In our daily prayers God was every manner of image and metaphor and meaning, and always, "God the Father." We never ever prayed to "God our Mother." What were women in the economy of God? The answer was only too painful: We were invisible. I had given my life to a God who did not see me, did not include me, did not touch my nature with God's own....Joan Chittister, "Called to Question"

Friday, May 15, 2009

Easter 6B

A reflection on John 15:9-17 by The Rev. Karla Miller

Abide in my love.
Love one another as I have loved you.
You are my friends.
I chose you.
Bear fruit.
Love one another.
Abide in my love.

There is a sculpture in a garden in Arizona that depicts God’s hand. It looks like God’s hand is coming out of the ground, palm up and cupped, with a child, feet on the ground just resting her body in the hollow of God’s hand. It looks like she is hugging God’s hand, while God is supporting you. I love how the sculpture is grounded in the earth, and yet a depiction of the love of God. I don’t know the title of the sculpture, but if I were to give it a title, it would be, “Abide in My Love.”

The gospel text for this week is all about abiding, living in the love of Christ. Jesus tells his followers, love one another, as I have loved you. I now call you friends—and I chose you. Bear fruit. Abide.

It’s a beautiful passage, layered in meaning and intent. When Jesus calls the disciples his friends, he is giving a high social value to his relationship with them. In antiquity, the “friends” of the governor shared in the power of the ruler, vicariously. It gave them clout, influence, status—because of who they knew. Jesus is saying, yes, you are my friends, and you share the influence I have had on you—to love deeply, counter-culturally, and recklessly—to the point of self-giving, in spite of what it costs. That’s the love you will abide in, as my friends.

Reckless, counter-cultural love is not something often experienced, is it? Have you ever been on the receiving end of such fierce love?

Over twenty years ago, just out of college and living in a state where I had no close relatives nearby, I suffered from profound clinical depression. I was in therapy, and doing some really important work, but the well was cavernous, and I was at the bottom. Fortunately, I was in a “Women In Ministry” group that was comprised of six women either in professional ministry, or volunteering in youth ministry. We all were about the same age, and an older woman was our leader and mentor and sage. We were sister friends. One evening, after our group meeting, I was bone tired and emotionally exhausted, and tearful. My sister friends took charge. First, they called my boss to tell him that I wouldn’t be at work the next day. Then, they put me to bed, and everyone piled on top of me and held me through the night as I cried tears that came from subterranean places within me that I didn’t know existed. I will never forget that feeling of a web of love surrounding me in my deepest pain, like a protective shell of a turtle. Their boundless love expressed, was healing.
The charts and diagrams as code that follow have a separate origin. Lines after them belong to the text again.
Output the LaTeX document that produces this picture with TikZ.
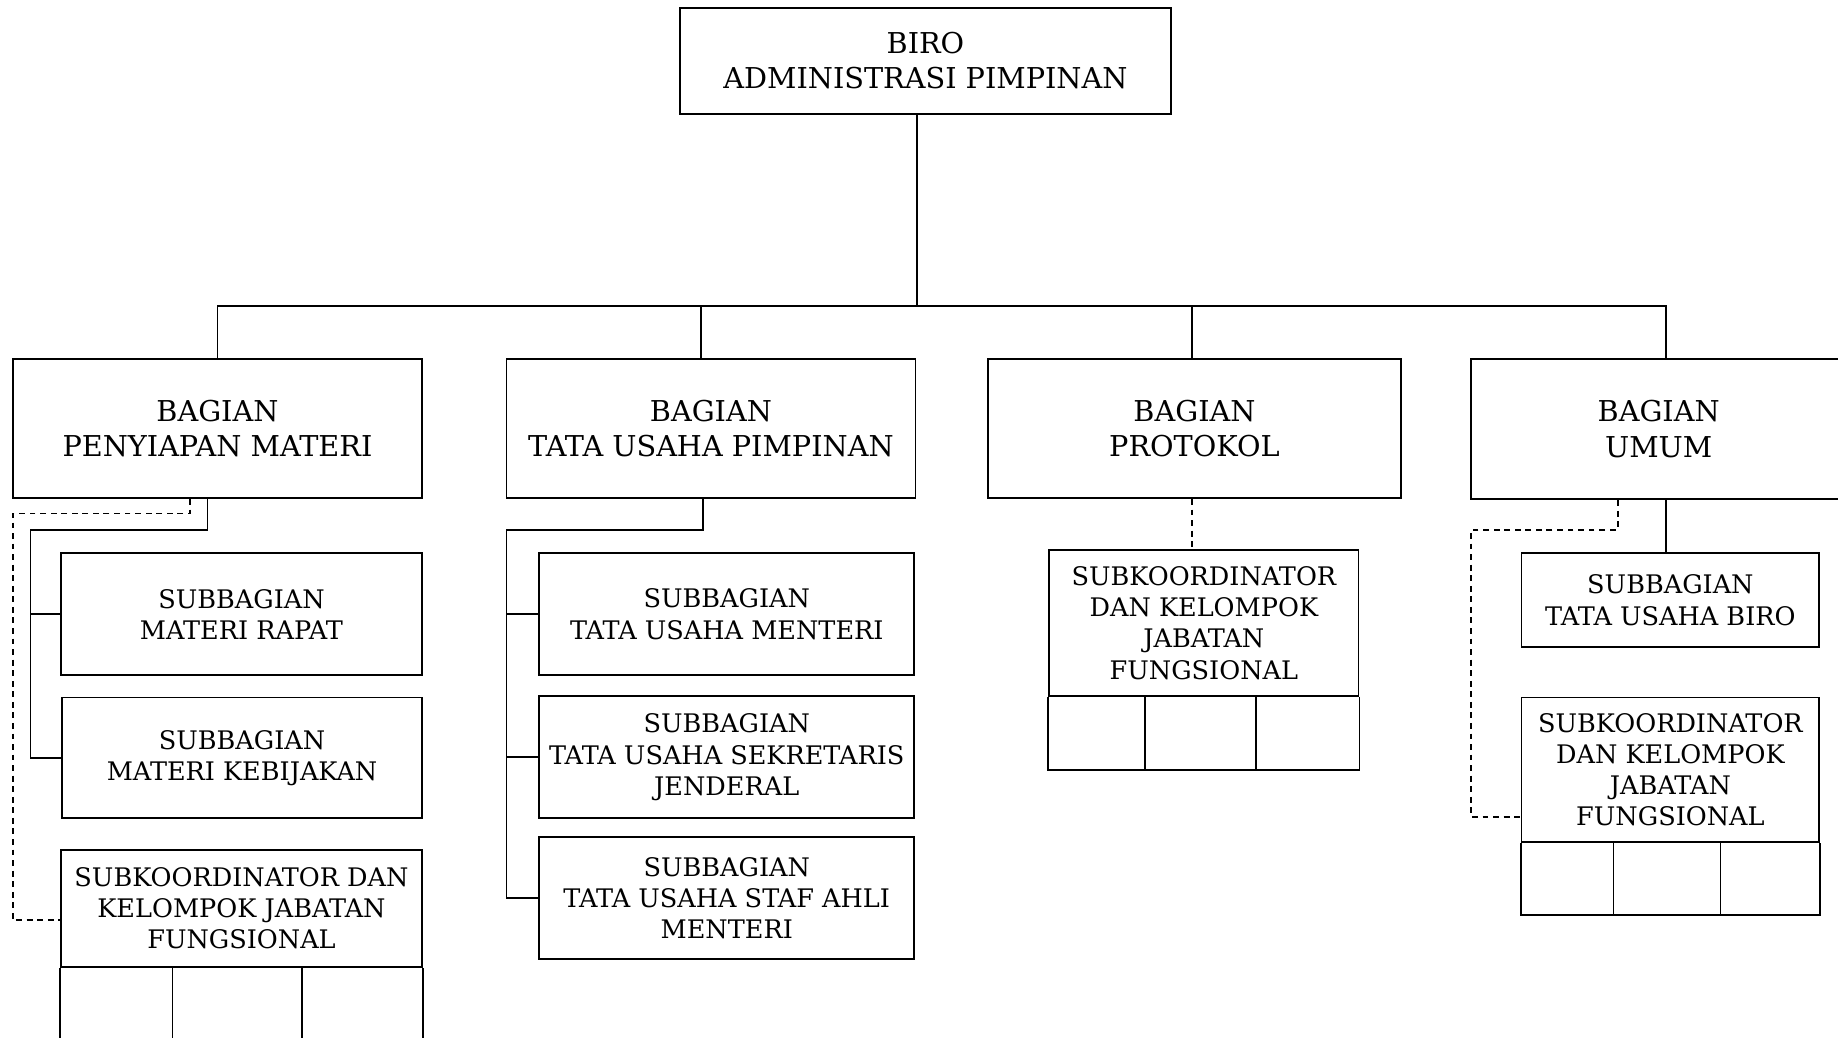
\documentclass[tikz,border=0pt]{standalone}
\usepackage{fontspec}
\setmainfont{DejaVu Serif}
\usetikzlibrary{calc}
\newcommand\myBig{\fontsize{24.5}{30}\selectfont}
\newcommand\mySmall{\fontsize{21.8}{26.6}\selectfont}
\tikzset{
  box/.style={draw, line width=1.5pt, inner sep=0pt, align=center},
  bigbox/.style={box, font=\myBig},
  smallbox/.style={box, font=\mySmall},
  conn/.style={line width=1.5pt},
  dconn/.style={line width=1.5pt, dash pattern=on 5pt off 4pt},
}
\begin{document}
\begin{tikzpicture}[x=1pt,y=-1pt]
\useasboundingbox (0,0) rectangle (1568,885);
\clip (0,0) rectangle (1568,885);
\fill[white] (0,0) rectangle (1568,885);
% level 0
\node[bigbox, minimum width=419, minimum height=90] (top) at (789.5,52) {BIRO\\ADMINISTRASI PIMPINAN};
% level 1
\node[bigbox, minimum width=349, minimum height=119] (b1) at (185.5,365.5) {BAGIAN\\PENYIAPAN MATERI};
\node[bigbox, minimum width=349, minimum height=119] (b2) at (606.5,365.5) {BAGIAN\\TATA USAHA PIMPINAN};
\node[bigbox, minimum width=352, minimum height=119] (b3) at (1019,365.5) {BAGIAN\\PROTOKOL};
\node[bigbox, minimum width=320, minimum height=120] (b4) at (1415,366) {BAGIAN\\UMUM};
% level 2 - B1
\node[smallbox, minimum width=308, minimum height=104] (smr) at (206,524) {SUBBAGIAN\\MATERI RAPAT};
\node[smallbox, minimum width=307, minimum height=103] (smk) at (206.5,646.5) {SUBBAGIAN\\MATERI KEBIJAKAN};
\node[smallbox, minimum width=308, minimum height=100] (sk1) at (206,775) {SUBKOORDINATOR DAN\\KELOMPOK JABATAN\\FUNGSIONAL};
% level 2 - B2
\node[smallbox, minimum width=320, minimum height=104] (stum) at (620,524) {SUBBAGIAN\\TATA USAHA MENTERI};
\node[smallbox, minimum width=320, minimum height=104] (stusj) at (620,646) {SUBBAGIAN\\TATA USAHA SEKRETARIS\\JENDERAL};
\node[smallbox, minimum width=320, minimum height=104] (stusa) at (620,766) {SUBBAGIAN\\TATA USAHA STAF AHLI\\MENTERI};
% level 2 - B3
\node[smallbox, minimum width=264, minimum height=125] (sk3) at (1027,531.5) {SUBKOORDINATOR\\DAN KELOMPOK\\JABATAN\\FUNGSIONAL};
% level 2 - B4
\node[smallbox, minimum width=254, minimum height=80] (stub) at (1425,512) {SUBBAGIAN\\TATA USAHA BIRO};
\node[smallbox, minimum width=254, minimum height=123] (sk4) at (1425,656.5) {SUBKOORDINATOR\\DAN KELOMPOK\\JABATAN\\FUNGSIONAL};
% cells below the subkoordinator boxes
\foreach \n/\h in {sk1/64, sk3/62, sk4/62}{
  \draw[conn] (\n.south west) -- ++(0,\h) -| (\n.south east);
  \draw[conn] ($(\n.south west)!0.31!(\n.south east)$) -- ++(0,\h);
  \draw[conn] ($(\n.south west)!0.667!(\n.south east)$) -- ++(0,\h);
}
% top connectors
\coordinate (hub) at (782,261);
\draw[conn] (top.south -| hub) -- (hub);
\draw[conn] (b1.north) |- (hub) -| ($(b4.north)+(6,0)$);
\coordinate (c2) at ($(b2.north)+(-8.5,0)$);
\draw[conn] (c2) -- (c2 |- hub);
\coordinate (c3t) at ($(b3.north)+(-2,0)$);
\draw[conn] (c3t) -- (c3t |- hub);
% B1 children
\coordinate (p1) at (26,452);
\draw[conn] ($(b1.south)+(-8.5,0)$) |- (p1) |- (smk.west);
\draw[conn] (smr.west) -- (smr.west -| p1);
\coordinate (d1) at (11,438);
\draw[dconn] ($(b1.south)+(-23.5,0)$) |- (d1) |- ($(sk1.west)+(0,10)$);
% B2 children
\coordinate (p2) at (432,452);
\draw[conn] ($(b2.south)+(-6.5,0)$) |- (p2) |- (stusa.west);
\draw[conn] (stum.west) -- (stum.west -| p2);
\draw[conn] (stusj.west) -- (stusj.west -| p2);
% B3 child
\coordinate (c3) at ($(b3.south)+(-2,0)$);
\draw[dconn] (c3) -- (c3 |- sk3.north);
% B4 children
\coordinate (c4) at ($(b4.south)+(6,0)$);
\draw[conn] (c4) -- (c4 |- stub.north);
\coordinate (c4d) at ($(b4.south)+(-35,0)$);
\coordinate (d4) at (1255,452);
\draw[dconn] (c4d) |- (d4) |- ($(sk4.west)+(0,40.5)$);
\end{tikzpicture}
\end{document}
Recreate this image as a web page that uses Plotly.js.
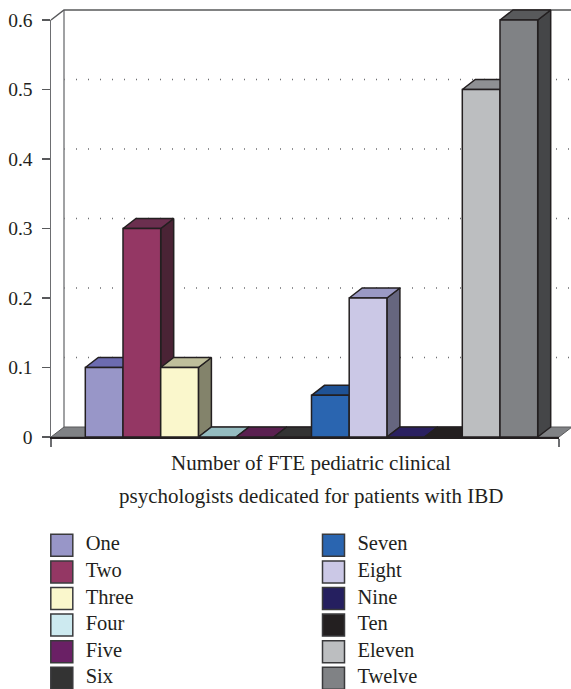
<!DOCTYPE html>
<html>
<head>
<meta charset="utf-8">
<script src="https://cdn.plot.ly/plotly-3.0.1.min.js"></script>
<style>html,body{margin:0;padding:0;background:#fff;overflow:hidden}#chart{width:571px;height:689px}</style>
</head>
<body>
<div id="chart"></div>
<script>
const categories = ["One","Two","Three","Four","Five","Six","Seven","Eight","Nine","Ten","Eleven","Twelve"];
const values = [0.1,0.3,0.1,0,0,0,0.06,0.2,0,0,0.5,0.6];
const frontColors = ["#9896c8","#943764","#faf7cc","#cdeaf0","#6a2065","#333333","#2a65b0","#cbc8e6","#251f5f","#231f20","#bcbec0","#808285"];
const topColors = ["#6c6bb0","#6b2f4f","#bfbf9b","#95bcc0","#5a2050","#333333","#1f5295","#9a99c4","#2a2060","#231f20","#8e9093","#58595b"];
const sideColors = ["#4e4e72","#4a2335","#83836b","#6b8a8e","#3f1a3a","#222222","#173c6c","#66667f","#1a1640","#1a1718","#66686a","#454648"];
const yTicks = [0,0.1,0.2,0.3,0.4,0.5,0.6];
const yTickText = ["0","0.1","0.2","0.3","0.4","0.5","0.6"];
const titleLines = ["Number of FTE pediatric clinical","psychologists dedicated for patients with IBD"];

const W = 571, H = 689;
const pxFrontL = 51, pxFrontR = 559, pxY0 = 437, pxYTop = 20;
const barPx = 37.7;
const xMax = (pxFrontR - pxFrontL) / barPx;
const pxPerUnitY = (pxY0 - pxYTop) / 0.6;
const DX = 13 / barPx, DY = 10 / pxPerUnitY;
const firstBar = (85.3 - pxFrontL) / barPx;
const ink = "#231f20", grey = "#808285";

// data subplot is a little larger than the frame so nothing is cut at the wall edges
const dataL = 46, dataR = 571, dataT = 6, dataB = 442;
const xDataRange = [(dataL - pxFrontL) / barPx, (dataR - pxFrontL) / barPx];
const yDataRange = [(pxY0 - dataB) / pxPerUnitY, (pxY0 - dataT) / pxPerUnitY];

const traces = [];
const poly = (xs, ys, fill, name, lineColor, lw) => traces.push({
  type:"scatter", mode:"lines", x:xs, y:ys, fill:"toself", fillcolor:fill,
  line:{color:lineColor||ink,width:lw===undefined?1.5:lw}, name:name, showlegend:false,
  hoverinfo:"skip", xaxis:"x", yaxis:"y"
});
const line = (xs, ys, color, width, dash) => traces.push({
  type:"scatter", mode:"lines", x:xs, y:ys, line:{color:color,width:width,dash:dash||"solid"},
  showlegend:false, hoverinfo:"skip", xaxis:"x", yaxis:"y"
});

// back wall, gridlines
yTicks.slice(1,-1).forEach(v => line([DX, xMax+DX],[v+DY, v+DY],"#6d6e71",1.3,"1px,11px"));
line([DX,DX],[DY,0.6+DY],grey,1.5);
line([xMax+DX,xMax+DX],[DY,0.6+DY],"#bcbec0",1);
line([0,DX,xMax+DX],[0.6,0.6+DY,0.6+DY],"#58595b",1.5);
// floor
poly([0,xMax,xMax+DX,DX,0],[0,0,DY,DY,0],grey,"floor","#58595b",1);

// bars, left to right
categories.forEach((c,i) => {
  const a = firstBar + i, b = a + 1, v = values[i];
  if (v > 0) poly([b,b+DX,b+DX,b,b],[0,DY,v+DY,v,0],sideColors[i],c);
  poly([a,b,b+DX,a+DX,a],[v,v,v+DY,v+DY,v],topColors[i],c);
  if (v > 0) poly([a,b,b,a,a],[0,0,v,v,0],frontColors[i],c);
});

// key
const rows = categories.length / 2;
const colOf = i => Math.floor(i / rows), rowOf = i => i % rows;
traces.push({
  type:"scatter", mode:"markers", x:categories.map((c,i)=>colOf(i)), y:categories.map((c,i)=>rowOf(i)),
  marker:{symbol:"square",size:22,color:frontColors,line:{color:"#3a3a3c",width:1.5}},
  xaxis:"x2", yaxis:"y2", showlegend:false, cliponaxis:false, hoverinfo:"skip"
});
traces.push({
  type:"scatter", mode:"text", x:categories.map((c,i)=>colOf(i)+0.088), y:categories.map((c,i)=>rowOf(i)),
  text:categories, textposition:"middle right", textfont:{family:"Liberation Serif",size:20.5,color:ink},
  xaxis:"x2", yaxis:"y2", showlegend:false, cliponaxis:false, hoverinfo:"skip"
});
// frame axes carry the front axis lines, ticks and labels
traces.push({type:"scatter",mode:"none",x:[0],y:[0],xaxis:"x3",yaxis:"y3",showlegend:false,hoverinfo:"skip"});

const layout = {
  width:W, height:H, margin:{l:0,r:0,t:0,b:0,pad:0}, paper_bgcolor:"#fff", plot_bgcolor:"rgba(0,0,0,0)",
  showlegend:false,
  font:{family:"Liberation Serif",color:ink,size:19},
  xaxis:{domain:[dataL/W,dataR/W],range:xDataRange,visible:false,fixedrange:true,anchor:"y"},
  yaxis:{domain:[(H-dataB)/H,(H-dataT)/H],range:yDataRange,visible:false,fixedrange:true,anchor:"x"},
  xaxis2:{domain:[0,1],range:[-61.8/271.7,(W-61.8)/271.7],visible:false,fixedrange:true,anchor:"y2"},
  yaxis2:{domain:[0,169/H],range:[(H-545.3)/26.6,(520-545.3)/26.6],visible:false,fixedrange:true,anchor:"x2"},
  xaxis3:{domain:[pxFrontL/W,pxFrontR/W],range:[0,xMax],anchor:"y3",showgrid:false,zeroline:false,showline:true,linecolor:ink,linewidth:1.5,
    tickmode:"array",tickvals:[0,xMax],ticktext:["",""],ticks:"outside",ticklen:8,tickcolor:"#6d6e71",tickwidth:1.5,fixedrange:true},
  yaxis3:{domain:[(H-pxY0)/H,(H-pxYTop)/H],range:[0,0.6],anchor:"x3",showgrid:false,zeroline:false,showline:true,linecolor:"#6d6e71",linewidth:1.5,
    tickmode:"array",tickvals:yTicks,ticktext:yTickText,ticks:"outside",ticklen:8,tickcolor:"#58595b",tickwidth:1.3,ticklabelstandoff:5,
    tickfont:{family:"Liberation Serif",size:19.5,color:ink},fixedrange:true},
  annotations:titleLines.map((t,i)=>({
    text:t, xref:"paper", yref:"paper", x:310.5/W, y:(H-(463+33*i))/H, xanchor:"center", yanchor:"middle",
    showarrow:false, font:{family:"Liberation Serif",size:21,color:ink}
  }))
};
Plotly.newPlot("chart",traces,layout,{displayModeBar:false,staticPlot:true});
</script>
</body>
</html>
I understood that evening truly what the commandment to love one another mean. Certainly, my neediness was not convenient—my sister friends had their own careers, it was in the middle of the week, a couple of them were married with spouses at home waiting—but because they understood the love of Christian community, because they knew how small and frightened and desperately desolate I was, they were able to give of themselves, in order that I might experience the fruit of new life--

--A new life where I knew that I was chosen by God, to be friend, follower and reckless lover of all creation.

Abide in my love, Jesus says. Love one another.
May God’s love abide in you this week, as you abide in God.


mompriest said...

Karla, what a story! What a gift. Thank you for joining our community of bloggers.

RevDrKate said...

Lovely reflection...and embodiment of this gospel. Thanks and welcome, Karla.

Anonymous said...

Karla. I have thought about you on and off since I returned back home in the fall of 02. Reading this reminded me of when I sat in your class every morning - MWF. I believe it was Old Testament. We never forget the people who move mountains for us. Thank you...for being there when I needed your help back then and when I almost gave up. You helped me, and I appreciate it so much. I have wanted to say this to you for so long. You are truly a deserving spirit. God Bless You and thank you!

Mary Beth said...

This is so beautiful. And I loved that sculpture; tried to take a picture and failed. It remains in my heart and more so because it is in yours.